What is a Purchase CEMA and how can it save the purchaser and seller money?

August 23,2018 | By Neil B. Garfinkel, REBNY

What is a Purchase CEMA and how can it save the purchaser and seller money?

A: A mortgage tax is imposed on a borrower and lender when a mortgage is made and recorded in New York State. Under certain circumstances, the mortgage tax can be reduced or avoided. A "CEMA" (which is an acronym for Consolidation, Extension and Modification Agreement) is the process by which the reduction of the mortgage tax is accomplished.

A Purchase CEMA permits a purchaser to avoid or reduce mortgage tax in a purchase transaction when the seller’s lender assigns the seller’s existing mortgage to the purchaser’s lender. For example, instead of paying the mortgage tax on the purchaser’s full loan amount, with a Purchase CEMA the purchaser only pays the mortgage tax on the difference between the purchaser’s new mortgage amount and the unpaid principal balance of the seller’s existing mortgage. For a Purchase CEMA to be successful: (i) the seller must have an existing mortgage and the mortgage tax must have been paid on such mortgage; (ii) the seller’s lender must be willing to assign the seller’s mortgage to the purchaser’s new lender and (iii) the purchaser’s new lender must be willing to accept the assignment of the seller’s mortgage and to permit the purchaser to close their new loan as a CEMA.

Mortgage tax differs from county to county in New York State. For instance, in the 5 boroughs of New York City (New York, Kings, Queens, Bronx and Richmond counties) the mortgage tax rate is 1.925% for a loan amount of $500,000 or greater and 1.8% for a loan amount of less than $500,000. Assuming a purchase price of $1,000,000 on a New York City condominium where the purchaser is obtaining a mortgage of $750,000.00, the mortgage tax would be $14,437.50 ($750,000 x 1.925%). If, however, the purchaser participates in a Purchase CEMA and the balance on the seller’s mortgage is $500,000, then the mortgage tax will only be calculated on $250,000 ($750,000 - $500,000). Under this scenario, the purchaser will only pay $4,500 in mortgage tax ($250,000 x 1.8%). By using the Purchase CEMA process, the purchaser’s mortgage tax savings will be $9,937.50 ($14,437.50 - $4,500).

When doing a Purchase CEMA, there is also savings to the seller. New York State imposes a transfer tax on all sales transactions, which transfer tax is usually paid by the seller. New York State transfer tax is equal to .4% of the purchase price (alternatively, $4.00 for every $1,000.00 of sales price). However, in a Purchase CEMA transaction, New York State permits a "continuing lien deduction" which allows the seller to pay transfer tax on the purchase price less the amount of the unpaid principal balance of the seller’s existing mortgage. In the example above, the seller would save $2,000 if the Purchase CEMA process is used ($4,000 ($1,000,000 x .004) - $2,000 ($1,000,000 - $500,000 = $500,000 x.004)).

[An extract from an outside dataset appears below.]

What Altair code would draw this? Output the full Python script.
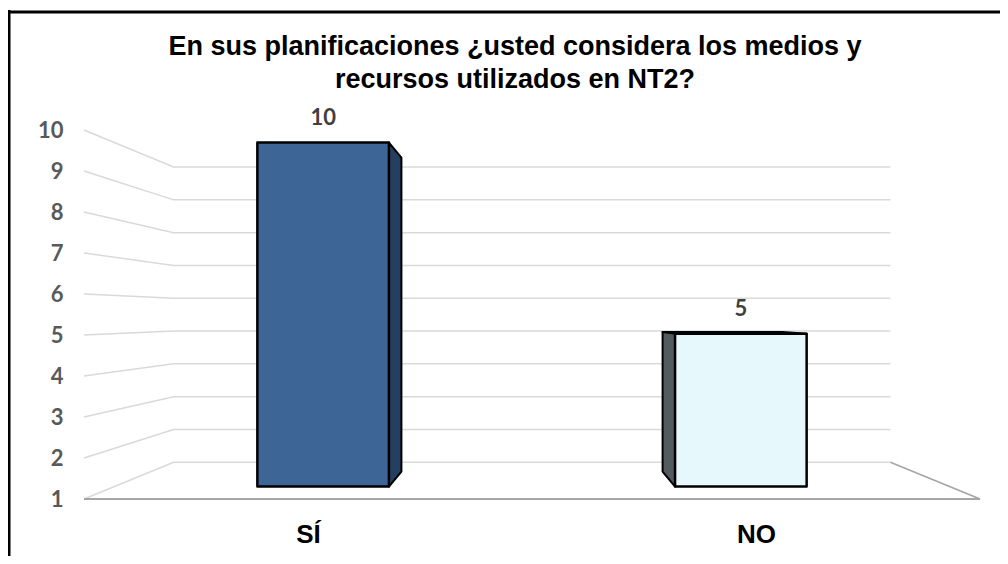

Additionally, a lender is able to reduce its mortgage tax obligations in a Purchase CEMA transaction. A lender’s portion of the mortgage tax in New York State is .25% of the mortgage amount. In the example above, the lender would save $1,250 if the Purchase CEMA process is used ($1,875 ($750,000 x .0025) - $625 ($750,000 - $500,000 = $250,000 x .0025)).

Important Tips: A Purchase CEMA may only be accomplished if the property is real property (i.e. a condominium or a house). It is not applicable to cooperative units (as the stock and lease that evidence the ownership of a co-op is personal property, not real property).

When negotiating an offer for a purchaser who intends to use a Purchase CEMA, one should be cognizant of the fact that, in general, a Purchase CEMA may add several weeks to the closing process and the closing date in the contract of sale should be reflective of such extended date. It is also important to keep in mind that there are additional lender and title fees associated with closing as a Purchase CEMA and the potential savings should be calculated carefully by the attorneys for the seller and the purchaser.

Furthermore, the Purchase CEMA is only possible because the seller has previously paid mortgage tax. The seller, therefore, may want to recoup a portion of the mortgage tax it previously paid. Accordingly, it is common for the seller and purchaser to negotiate how the savings on the mortgage tax will be shared by the parties if they utilize the Purchase CEMA process.

Finally, the Purchase CEMA process can be complicated. Purchasers and sellers should speak to experienced counsel when considering this tax saving strategy.